Rory versuchte, den Schreck zu verbergen. “Nein, ich muss zugeben, dass meine Mutter auf meiner Liste der Verdächtigen ganz unten steht.”

“Ja, ich weiß”, beeilte sich Mrs. Wheeler zu sagen. “Und sicher hast du auch recht. Aber deine Mutter und ich haben damals viele Gespräche geführt. Sie hat sich eine Menge Gedanken darüber gemacht, warum sie ein Kind mit Downsyndrom hat, und als sie mit dir schwanger wurde, war sie sehr besorgt. Sie hatte Angst, dass auch du geistig zurückgeblieben sein könntest. Vor allem, da sie bei dir noch älter war als bei deiner Schwester. Sie hat mir erzählt, wie erleichtert sie war, als du gesund zur Welt kamst.” Mrs. Wheeler fuhr mit der Fingerspitze über den schwitzigen Griff des Plastikkrugs. “Ich habe mich immer gefragt, ob sie vielleicht noch einmal schwanger geworden ist. Möglicherweise hatte sie solche Angst, noch ein behindertes Kind zur Welt zu bringen, dass sie …”, Mrs. Wheeler zuckte die Schultern, “… das Baby am Meer zurückgelassen hat, in der Annahme, es wäre am besten so.”

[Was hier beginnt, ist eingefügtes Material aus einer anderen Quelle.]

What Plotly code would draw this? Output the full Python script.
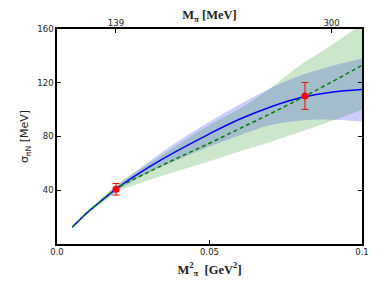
import plotly.graph_objects as go

# M_pi^2 grid [GeV^2]
msq = [0.005, 0.01, 0.015, 0.02, 0.03, 0.04, 0.05, 0.06, 0.07, 0.08, 0.09, 0.1]

# blue fit (solid) and its band
sigma_blue = [12.5, 23.5, 33, 42, 57, 70, 82, 93, 102, 109, 113, 115]
blue_hi = [12.8, 24.2, 34.2, 44, 61, 77, 91, 104, 116, 125.5, 132.5, 138]
blue_lo = [12.2, 22.8, 31.8, 40, 53, 63, 72.5, 81, 88.5, 92, 92.5, 91]

# green fit (dashed) and its band
sigma_green = [12.5, 23.5, 33, 42, 53.5, 64.5, 75, 86, 97, 108.5, 120.5, 133]
green_hi = [13, 24.5, 35, 45, 59.5, 74.5, 88.5, 101, 116, 133.5, 148, 164]
green_lo = [12, 22.5, 31, 39, 47.5, 54.5, 61.5, 69, 76, 83.5, 91.5, 100]

# lattice data points
data_msq = [0.01934, 0.0813]
data_sigma = [40.7, 110.2]
data_err = [4.3, 10]

# top axis (M_pi in MeV)
top_mev = [139, 300]
top_labels = ["139", "300"]

fig = go.Figure()

fig.add_trace(go.Scatter(x=msq, y=blue_lo, mode="lines", line=dict(width=0, shape="spline"),
                         showlegend=False, hoverinfo="skip"))
fig.add_trace(go.Scatter(x=msq, y=blue_hi, mode="lines", line=dict(width=0, shape="spline"),
                         fill="tonexty", fillcolor="rgba(0,0,255,0.2)", showlegend=False, hoverinfo="skip"))
fig.add_trace(go.Scatter(x=msq, y=green_lo, mode="lines", line=dict(width=0, shape="spline"),
                         showlegend=False, hoverinfo="skip"))
fig.add_trace(go.Scatter(x=msq, y=green_hi, mode="lines", line=dict(width=0, shape="spline"),
                         fill="tonexty", fillcolor="rgba(0,128,0,0.2)", showlegend=False, hoverinfo="skip"))

fig.add_trace(go.Scatter(x=msq, y=sigma_blue, mode="lines",
                         line=dict(color="#0000ff", width=1.5, shape="spline"), showlegend=False))
fig.add_trace(go.Scatter(x=msq, y=sigma_green, mode="lines",
                         line=dict(color="#008000", width=1.5, dash="4px,3px", shape="spline"), showlegend=False))

fig.add_trace(go.Scatter(x=data_msq, y=data_sigma, mode="markers",
                         marker=dict(color="#ff0000", size=7, symbol="circle"),
                         error_y=dict(type="data", array=data_err, color="#ff0000", thickness=1, width=3.5),
                         showlegend=False))

# invisible trace to activate top axis
fig.add_trace(go.Scatter(x=[0, 0.1], y=[0, 0], xaxis="x2", mode="markers",
                         marker=dict(opacity=0), showlegend=False, hoverinfo="skip"))

tickfont = dict(family="DejaVu Sans", size=8.5, color="#222222")

# the page body adds an 8px offset, so the figure is sized to fill the rest of the window
fig.update_layout(
    width=374, height=280,
    margin=dict(l=49, r=20, t=21, b=44, autoexpand=False),
    showlegend=False,
    paper_bgcolor="white", plot_bgcolor="white",
    xaxis=dict(range=[0, 0.1], tickvals=[0.0, 0.05, 0.1], ticktext=["0.0", "0.05", "0.1"],
               ticks="inside", ticklen=4, tickcolor="black", showgrid=False, zeroline=False,
               showline=True, linecolor="black", linewidth=1.5, mirror=True, automargin=False,
               tickfont=tickfont, ticklabelstandoff=-1,
               title=dict(text="<b>M<sup>2</sup><sub>π</sub>  [GeV<sup>2</sup>]</b>",
                          font=dict(family="Liberation Serif", size=12.5, color="#222222"), standoff=9)),
    xaxis2=dict(range=[0, 0.1], overlaying="x", side="top", automargin=False,
                tickvals=[(m / 1000.0) ** 2 for m in top_mev], ticktext=top_labels,
                ticks="inside", ticklen=4, tickcolor="black", showgrid=False, zeroline=False,
                showline=False, tickfont=tickfont,
                title=dict(text="<b>M<sub>π</sub> [MeV]</b>",
                           font=dict(family="Liberation Serif", size=12.5, color="#222222"), standoff=0)),
    yaxis=dict(range=[0, 160], tickvals=[40, 80, 120, 160], automargin=False,
               ticks="inside", ticklen=4, tickcolor="black", showgrid=False, zeroline=False,
               showline=True, linecolor="black", linewidth=1.5, mirror="ticks",
               tickfont=tickfont,
               title=dict(text="σ<sub>πN</sub> [MeV]",
                          font=dict(family="DejaVu Sans", size=11, color="#222222"), standoff=6)),
)

fig.write_html("out.html")
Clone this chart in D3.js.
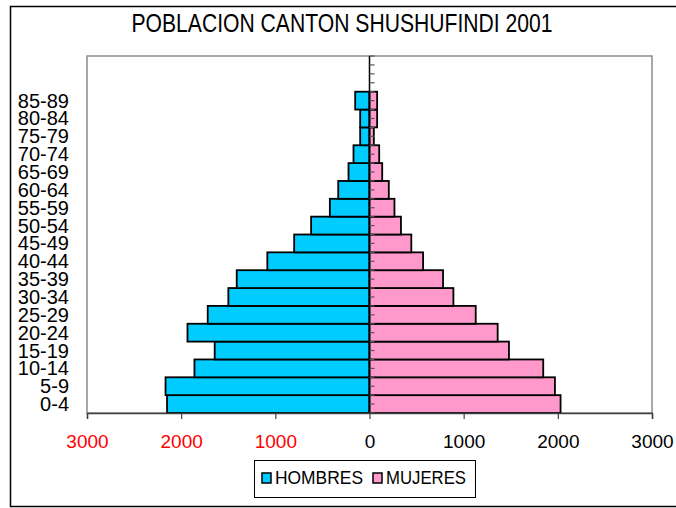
<!DOCTYPE html>
<html>
<head>
<meta charset="utf-8">
<script src="https://cdn.jsdelivr.net/npm/d3@7"></script>
<style>
  body { margin: 0; background: #fff; }
  text { font-family: Arial, "Liberation Sans", sans-serif; }
</style>
</head>
<body>
<div id="chart"></div>
<script>
var svgWidth = 676;
var svgHeight = 508;

// data, bottom group first
var ageGroups = ["0-4", "5-9", "10-14", "15-19", "20-24", "25-29", "30-34", "35-39", "40-44",
  "45-49", "50-54", "55-59", "60-64", "65-69", "70-74", "75-79", "80-84", "85-89"];
var hombres = [2150, 2166, 1859, 1644, 1933, 1718, 1499, 1410, 1085, 800, 620, 421, 332, 223, 170, 99, 99, 152];
var mujeres = [2029, 1969, 1845, 1481, 1361, 1128, 891, 781, 569, 444, 334, 265, 205, 135, 103, 46, 81, 81];
var xTicks = [-3000, -2000, -1000, 0, 1000, 2000, 3000];
var seriesNames = ["HOMBRES", "MUJERES"];
var seriesColors = ["#00ccff", "#ff99cc"];
var slotCount = 20; // category axis has two empty slots above 85-89

var plot = { left: 87, right: 652, top: 56, bottom: 413 };

var svg = d3.select("#chart")
  .append("svg")
  .attr("width", svgWidth)
  .attr("height", svgHeight);

// outer frame
svg.append("rect")
  .attr("x", 10.5).attr("y", 6.5)
  .attr("width", 700).attr("height", 500)
  .attr("fill", "none")
  .attr("stroke", "#000")
  .attr("stroke-width", 1.5);

// title
svg.append("text")
  .attr("x", 342).attr("y", 32)
  .attr("text-anchor", "middle")
  .attr("font-size", 25)
  .attr("textLength", 421)
  .attr("lengthAdjust", "spacingAndGlyphs")
  .text("POBLACION CANTON SHUSHUFINDI 2001");

var x = d3.scaleLinear().domain([-3000, 3000]).range([plot.left, plot.right]);
var y = d3.scaleLinear().domain([0, slotCount]).range([plot.bottom, plot.top]);
var band = y(0) - y(1);

// plot area border
svg.append("rect")
  .attr("x", plot.left).attr("y", plot.top)
  .attr("width", plot.right - plot.left)
  .attr("height", plot.bottom - plot.top)
  .attr("fill", "none")
  .attr("stroke", "#8c8c8c")
  .attr("stroke-width", 1.5);

var rows = ageGroups.map(function(g, i) {
  return { group: g, i: i, h: hombres[i], m: mujeres[i] };
});

// bars
svg.selectAll(".barH")
  .data(rows)
  .enter()
  .append("rect")
  .attr("class", "barH")
  .attr("x", d => x(-d.h))
  .attr("y", d => y(d.i + 1))
  .attr("width", d => x(0) - x(-d.h))
  .attr("height", band)
  .attr("fill", seriesColors[0])
  .attr("stroke", "#000")
  .attr("stroke-width", 1.8);

svg.selectAll(".barM")
  .data(rows)
  .enter()
  .append("rect")
  .attr("class", "barM")
  .attr("x", x(0))
  .attr("y", d => y(d.i + 1))
  .attr("width", d => x(d.m) - x(0))
  .attr("height", band)
  .attr("fill", seriesColors[1])
  .attr("stroke", "#000")
  .attr("stroke-width", 1.8);

// category axis at zero, ticks every half slot
svg.append("line")
  .attr("x1", x(0)).attr("x2", x(0))
  .attr("y1", plot.top).attr("y2", plot.bottom)
  .attr("stroke", "#000")
  .attr("stroke-width", 1.5);

var halfTicks = d3.range(0, slotCount * 2 + 1).map(d => d / 2);
svg.selectAll(".catTick")
  .data(halfTicks)
  .enter()
  .append("line")
  .attr("class", "catTick")
  .attr("x1", x(0)).attr("x2", x(0) + 5)
  .attr("y1", d => y(d)).attr("y2", d => y(d))
  .attr("stroke", "#555")
  .attr("stroke-width", 1.2);

// category labels on the left
svg.selectAll(".catLabel")
  .data(rows)
  .enter()
  .append("text")
  .attr("class", "catLabel")
  .attr("x", 69)
  .attr("y", d => y(d.i + 0.5) + 7)
  .attr("text-anchor", "end")
  .attr("font-size", 20)
  .attr("fill", "#000")
  .text(d => d.group);

// value axis
var bottomAxis = d3.axisBottom(x)
  .tickValues(xTicks)
  .tickSize(6)
  .tickFormat(d => Math.abs(d));

var xAxis = svg.append("g")
  .attr("transform", `translate(0, ${plot.bottom})`)
  .call(bottomAxis);

xAxis.select(".domain").attr("stroke", "#404040").attr("stroke-width", 1.5);
xAxis.selectAll(".tick line").attr("stroke", "#404040").attr("stroke-width", 1.2);
xAxis.selectAll(".tick text")
  .attr("y", 35)
  .attr("dy", 0)
  .attr("font-size", 19)
  .attr("font-family", "Arial, 'Liberation Sans', sans-serif")
  .attr("fill", d => d < 0 ? "#ff0000" : "#000");

// legend
var legend = svg.append("g");
legend.append("rect")
  .attr("x", 254.5).attr("y", 460.5)
  .attr("width", 221).attr("height", 37)
  .attr("fill", "#fff")
  .attr("stroke", "#000")
  .attr("stroke-width", 1);

var legendX = [262, 373];
var legendW = [88, 80];
seriesNames.forEach(function(name, i) {
  legend.append("rect")
    .attr("x", legendX[i]).attr("y", 473)
    .attr("width", 9).attr("height", 10)
    .attr("fill", seriesColors[i])
    .attr("stroke", "#000")
    .attr("stroke-width", 1.5);
  legend.append("text")
    .attr("x", legendX[i] + 13)
    .attr("y", 484)
    .attr("font-size", 18.5)
    .attr("textLength", legendW[i])
    .attr("lengthAdjust", "spacingAndGlyphs")
    .text(name);
});
</script>
</body>
</html>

“Halten Sie das wirklich für möglich?” Rory konnte es nicht fassen.

“Ich habe wohl immer gedacht, dass sie genauso infrage kommt wie jede andere Frau in der Straße.”

Warum nicht seine Mutter? Er hatte so gut wie jede Frau in der Sackgasse in Betracht gezogen. Aber in diese Richtung zu denken, davor hatte sich sein Kopf bisher geweigert.

Er nahm einen letzten Schluck Tee. “Gut”, sagte er und stand auf, “ich sollte lieber wieder nach Hause gehen.”

“Nimm dich in Acht vor Bernadette”, warnte Mr. Wheeler.

“Cindys Nachname war Delaney, richtig?”, vergewisserte sich Rory.

Mr. und Mrs. Wheeler erhoben sich ebenfalls. “Ja, genau”, bestätigte Mrs. Wheeler. “Und warte nur, bis du sie siehst. Sie hat sich kein bisschen verändert.”